[BEGIN RECORDS FOR THIS EXERCISE]

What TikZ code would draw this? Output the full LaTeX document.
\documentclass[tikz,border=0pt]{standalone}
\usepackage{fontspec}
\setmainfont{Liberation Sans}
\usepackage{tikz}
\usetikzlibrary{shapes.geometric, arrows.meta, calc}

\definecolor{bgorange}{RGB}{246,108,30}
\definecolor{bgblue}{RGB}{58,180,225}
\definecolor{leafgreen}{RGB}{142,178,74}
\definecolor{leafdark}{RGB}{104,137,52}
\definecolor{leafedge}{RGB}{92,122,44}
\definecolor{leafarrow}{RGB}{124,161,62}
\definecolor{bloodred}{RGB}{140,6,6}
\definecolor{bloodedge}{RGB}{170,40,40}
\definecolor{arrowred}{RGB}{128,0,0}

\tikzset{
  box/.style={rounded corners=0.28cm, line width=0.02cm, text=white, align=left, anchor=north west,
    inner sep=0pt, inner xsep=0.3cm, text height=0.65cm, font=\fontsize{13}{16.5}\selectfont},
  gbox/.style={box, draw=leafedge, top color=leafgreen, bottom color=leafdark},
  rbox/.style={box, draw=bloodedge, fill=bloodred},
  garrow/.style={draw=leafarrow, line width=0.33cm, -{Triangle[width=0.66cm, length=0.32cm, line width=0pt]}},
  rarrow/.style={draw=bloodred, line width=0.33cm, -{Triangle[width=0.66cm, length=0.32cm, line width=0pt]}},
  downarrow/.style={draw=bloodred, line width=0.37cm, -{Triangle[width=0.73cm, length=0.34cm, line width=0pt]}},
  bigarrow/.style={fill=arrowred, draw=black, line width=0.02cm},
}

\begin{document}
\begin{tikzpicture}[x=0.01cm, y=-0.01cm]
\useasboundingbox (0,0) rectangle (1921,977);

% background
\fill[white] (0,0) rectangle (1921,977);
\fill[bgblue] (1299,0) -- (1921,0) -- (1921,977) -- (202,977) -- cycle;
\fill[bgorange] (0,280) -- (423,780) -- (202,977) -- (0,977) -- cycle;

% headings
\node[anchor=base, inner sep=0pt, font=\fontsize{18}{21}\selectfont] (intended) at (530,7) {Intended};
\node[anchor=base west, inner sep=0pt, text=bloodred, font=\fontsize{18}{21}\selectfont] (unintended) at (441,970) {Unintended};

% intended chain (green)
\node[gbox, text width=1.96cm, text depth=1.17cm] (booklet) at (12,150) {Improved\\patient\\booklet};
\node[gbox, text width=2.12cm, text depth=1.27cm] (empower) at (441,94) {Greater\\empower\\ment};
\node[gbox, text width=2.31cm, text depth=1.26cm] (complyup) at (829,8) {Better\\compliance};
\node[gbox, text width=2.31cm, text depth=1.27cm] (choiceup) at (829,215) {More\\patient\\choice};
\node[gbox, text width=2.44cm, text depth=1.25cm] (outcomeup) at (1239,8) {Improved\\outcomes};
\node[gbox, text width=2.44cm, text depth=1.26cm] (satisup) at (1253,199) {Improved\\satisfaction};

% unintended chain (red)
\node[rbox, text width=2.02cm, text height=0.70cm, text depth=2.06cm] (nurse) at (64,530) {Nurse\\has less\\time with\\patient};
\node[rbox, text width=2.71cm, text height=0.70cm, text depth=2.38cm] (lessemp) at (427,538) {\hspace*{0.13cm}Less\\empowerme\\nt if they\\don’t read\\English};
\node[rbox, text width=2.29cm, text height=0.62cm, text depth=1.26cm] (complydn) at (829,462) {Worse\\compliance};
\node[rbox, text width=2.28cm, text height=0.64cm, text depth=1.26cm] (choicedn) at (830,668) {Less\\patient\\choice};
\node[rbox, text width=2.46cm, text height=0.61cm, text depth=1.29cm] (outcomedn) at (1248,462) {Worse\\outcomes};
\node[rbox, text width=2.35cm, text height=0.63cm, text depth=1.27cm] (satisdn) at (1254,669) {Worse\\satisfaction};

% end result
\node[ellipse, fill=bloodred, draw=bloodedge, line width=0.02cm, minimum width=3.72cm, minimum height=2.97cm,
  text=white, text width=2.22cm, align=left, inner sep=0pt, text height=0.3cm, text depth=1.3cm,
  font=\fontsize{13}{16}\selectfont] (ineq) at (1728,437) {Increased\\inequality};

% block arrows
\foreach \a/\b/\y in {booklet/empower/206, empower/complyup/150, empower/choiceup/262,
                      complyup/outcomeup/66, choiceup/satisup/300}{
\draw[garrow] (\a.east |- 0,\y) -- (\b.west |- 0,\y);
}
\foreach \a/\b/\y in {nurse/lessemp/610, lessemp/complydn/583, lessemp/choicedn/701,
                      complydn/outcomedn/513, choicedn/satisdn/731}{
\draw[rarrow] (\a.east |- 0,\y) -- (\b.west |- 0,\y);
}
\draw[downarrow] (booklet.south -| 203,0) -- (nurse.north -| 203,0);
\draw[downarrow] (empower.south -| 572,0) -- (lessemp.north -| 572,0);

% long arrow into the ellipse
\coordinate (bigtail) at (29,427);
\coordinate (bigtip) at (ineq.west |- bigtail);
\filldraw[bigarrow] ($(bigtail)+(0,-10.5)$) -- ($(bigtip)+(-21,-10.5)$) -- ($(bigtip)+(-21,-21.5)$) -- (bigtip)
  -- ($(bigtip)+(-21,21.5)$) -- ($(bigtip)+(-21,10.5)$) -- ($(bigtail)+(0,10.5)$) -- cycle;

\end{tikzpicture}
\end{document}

[END RECORDS FOR THIS EXERCISE]
[BEGIN RECORDS FOR THIS EXERCISE]

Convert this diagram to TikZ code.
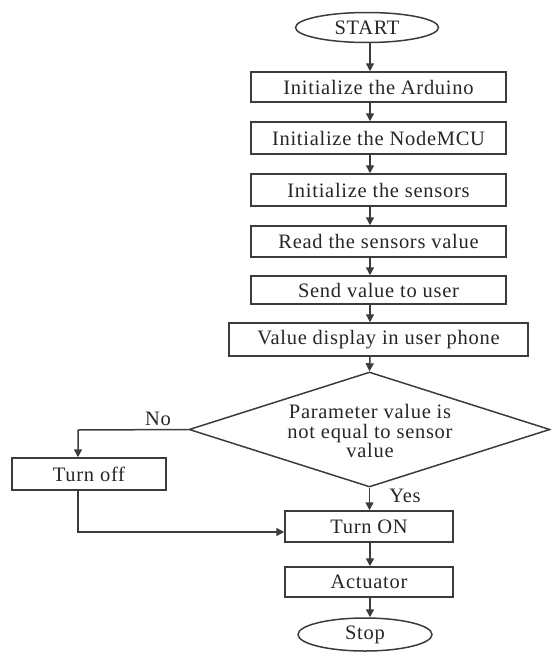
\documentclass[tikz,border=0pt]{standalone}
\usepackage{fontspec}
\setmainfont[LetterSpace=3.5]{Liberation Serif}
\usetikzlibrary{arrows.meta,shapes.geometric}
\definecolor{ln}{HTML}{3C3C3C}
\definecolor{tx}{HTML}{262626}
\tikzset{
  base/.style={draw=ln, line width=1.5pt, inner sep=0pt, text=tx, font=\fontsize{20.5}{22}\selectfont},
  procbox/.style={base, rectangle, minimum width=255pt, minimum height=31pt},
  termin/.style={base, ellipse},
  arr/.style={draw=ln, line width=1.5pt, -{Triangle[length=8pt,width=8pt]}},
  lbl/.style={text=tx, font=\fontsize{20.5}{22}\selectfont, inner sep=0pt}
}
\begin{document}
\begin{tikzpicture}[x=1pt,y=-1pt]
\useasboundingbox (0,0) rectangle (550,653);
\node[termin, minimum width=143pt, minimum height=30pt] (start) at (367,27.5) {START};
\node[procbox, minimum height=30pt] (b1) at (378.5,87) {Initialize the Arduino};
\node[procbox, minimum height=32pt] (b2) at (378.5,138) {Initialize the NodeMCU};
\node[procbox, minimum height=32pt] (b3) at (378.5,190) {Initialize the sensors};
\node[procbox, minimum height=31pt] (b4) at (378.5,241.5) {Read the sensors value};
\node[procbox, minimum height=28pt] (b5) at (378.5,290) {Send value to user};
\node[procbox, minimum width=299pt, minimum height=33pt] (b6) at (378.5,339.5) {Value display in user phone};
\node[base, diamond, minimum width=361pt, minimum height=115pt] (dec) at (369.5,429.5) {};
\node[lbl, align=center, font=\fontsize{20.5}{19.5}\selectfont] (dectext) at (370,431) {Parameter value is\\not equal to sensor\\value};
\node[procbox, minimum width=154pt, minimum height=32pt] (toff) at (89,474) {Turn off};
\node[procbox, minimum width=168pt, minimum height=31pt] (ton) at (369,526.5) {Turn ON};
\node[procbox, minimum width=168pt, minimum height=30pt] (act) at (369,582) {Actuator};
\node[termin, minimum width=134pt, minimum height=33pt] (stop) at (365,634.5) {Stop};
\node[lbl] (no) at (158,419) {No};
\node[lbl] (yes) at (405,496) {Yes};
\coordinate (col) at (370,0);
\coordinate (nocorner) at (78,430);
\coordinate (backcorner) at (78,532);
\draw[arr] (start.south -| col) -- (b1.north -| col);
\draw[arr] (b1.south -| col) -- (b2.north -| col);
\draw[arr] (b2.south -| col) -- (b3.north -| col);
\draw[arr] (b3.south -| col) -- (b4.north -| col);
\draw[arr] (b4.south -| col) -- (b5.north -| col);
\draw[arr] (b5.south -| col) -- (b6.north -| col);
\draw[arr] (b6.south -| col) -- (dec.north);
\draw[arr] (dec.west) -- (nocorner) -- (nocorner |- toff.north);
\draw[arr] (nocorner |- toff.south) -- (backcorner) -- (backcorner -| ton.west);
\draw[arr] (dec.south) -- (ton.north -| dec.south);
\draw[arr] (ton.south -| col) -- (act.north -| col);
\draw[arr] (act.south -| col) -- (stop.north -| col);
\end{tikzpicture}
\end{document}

[END RECORDS FOR THIS EXERCISE]
[BEGIN RECORDS FOR THIS EXERCISE]

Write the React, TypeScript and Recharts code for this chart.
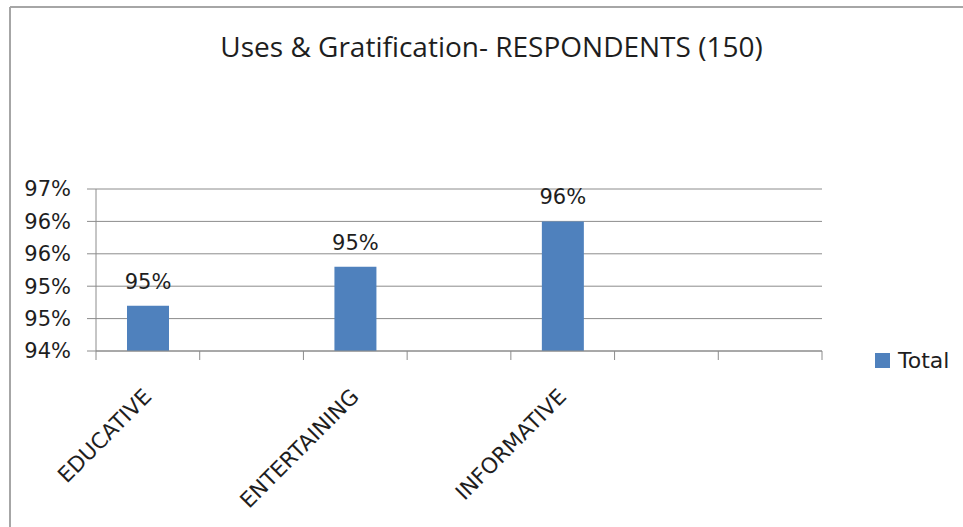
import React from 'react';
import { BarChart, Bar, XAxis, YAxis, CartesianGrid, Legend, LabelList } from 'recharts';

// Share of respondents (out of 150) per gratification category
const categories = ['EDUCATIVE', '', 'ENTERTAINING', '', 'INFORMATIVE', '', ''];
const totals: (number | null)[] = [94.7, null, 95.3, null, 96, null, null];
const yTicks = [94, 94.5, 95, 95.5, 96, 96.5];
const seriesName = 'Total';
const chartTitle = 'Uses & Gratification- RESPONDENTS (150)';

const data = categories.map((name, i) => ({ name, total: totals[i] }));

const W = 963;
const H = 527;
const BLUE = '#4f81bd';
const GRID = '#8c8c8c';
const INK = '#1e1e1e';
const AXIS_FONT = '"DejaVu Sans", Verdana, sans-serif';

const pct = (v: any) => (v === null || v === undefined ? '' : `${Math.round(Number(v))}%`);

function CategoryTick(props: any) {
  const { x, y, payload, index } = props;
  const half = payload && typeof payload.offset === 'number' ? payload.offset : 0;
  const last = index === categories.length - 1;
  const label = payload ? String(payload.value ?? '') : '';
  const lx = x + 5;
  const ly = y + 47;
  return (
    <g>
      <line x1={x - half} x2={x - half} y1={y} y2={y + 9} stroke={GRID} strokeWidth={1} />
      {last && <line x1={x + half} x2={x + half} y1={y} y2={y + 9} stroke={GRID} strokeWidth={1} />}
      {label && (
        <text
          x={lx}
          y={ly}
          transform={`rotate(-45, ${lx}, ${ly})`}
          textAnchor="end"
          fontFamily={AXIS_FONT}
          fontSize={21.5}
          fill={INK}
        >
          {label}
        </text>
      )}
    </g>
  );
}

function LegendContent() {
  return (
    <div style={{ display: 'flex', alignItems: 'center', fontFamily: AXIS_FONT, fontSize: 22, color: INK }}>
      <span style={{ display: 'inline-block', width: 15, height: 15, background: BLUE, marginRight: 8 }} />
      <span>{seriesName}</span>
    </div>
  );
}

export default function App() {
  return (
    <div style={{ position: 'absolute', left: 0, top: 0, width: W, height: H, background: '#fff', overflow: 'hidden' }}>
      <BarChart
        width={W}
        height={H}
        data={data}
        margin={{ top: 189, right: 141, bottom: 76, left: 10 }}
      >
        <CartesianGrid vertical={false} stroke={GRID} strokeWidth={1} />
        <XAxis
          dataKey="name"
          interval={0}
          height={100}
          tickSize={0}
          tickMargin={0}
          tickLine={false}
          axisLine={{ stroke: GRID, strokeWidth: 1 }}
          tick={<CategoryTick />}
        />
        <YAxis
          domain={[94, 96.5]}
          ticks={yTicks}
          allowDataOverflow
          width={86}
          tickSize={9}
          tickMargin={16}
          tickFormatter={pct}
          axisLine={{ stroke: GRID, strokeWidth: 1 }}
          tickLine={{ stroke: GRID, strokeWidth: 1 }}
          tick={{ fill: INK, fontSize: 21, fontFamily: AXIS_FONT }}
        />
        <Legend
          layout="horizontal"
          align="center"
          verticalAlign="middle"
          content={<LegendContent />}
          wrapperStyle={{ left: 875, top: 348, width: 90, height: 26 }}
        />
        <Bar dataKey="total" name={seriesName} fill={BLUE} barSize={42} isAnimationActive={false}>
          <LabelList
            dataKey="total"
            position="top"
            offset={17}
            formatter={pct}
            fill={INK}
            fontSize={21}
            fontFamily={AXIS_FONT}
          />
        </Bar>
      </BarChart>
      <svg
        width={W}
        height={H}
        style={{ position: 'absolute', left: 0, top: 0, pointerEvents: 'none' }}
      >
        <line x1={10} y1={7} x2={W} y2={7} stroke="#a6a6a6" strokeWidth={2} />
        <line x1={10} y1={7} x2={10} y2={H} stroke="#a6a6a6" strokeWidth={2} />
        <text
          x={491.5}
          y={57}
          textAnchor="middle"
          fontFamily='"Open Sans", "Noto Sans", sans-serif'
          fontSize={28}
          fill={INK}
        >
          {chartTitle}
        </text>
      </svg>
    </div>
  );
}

[END RECORDS FOR THIS EXERCISE]

**TASK STATEMENT**
In the listing above, find the line containing "Write the React, TypeScript" and the line containing "CartesianGrid, Legend, LabelList", then return both of them and every line between, exactly, without pictures.

**EXPECTED ANSWER**
Write the React, TypeScript and Recharts code for this chart.
import React from 'react';
import { BarChart, Bar, XAxis, YAxis, CartesianGrid, Legend, LabelList } from 'recharts';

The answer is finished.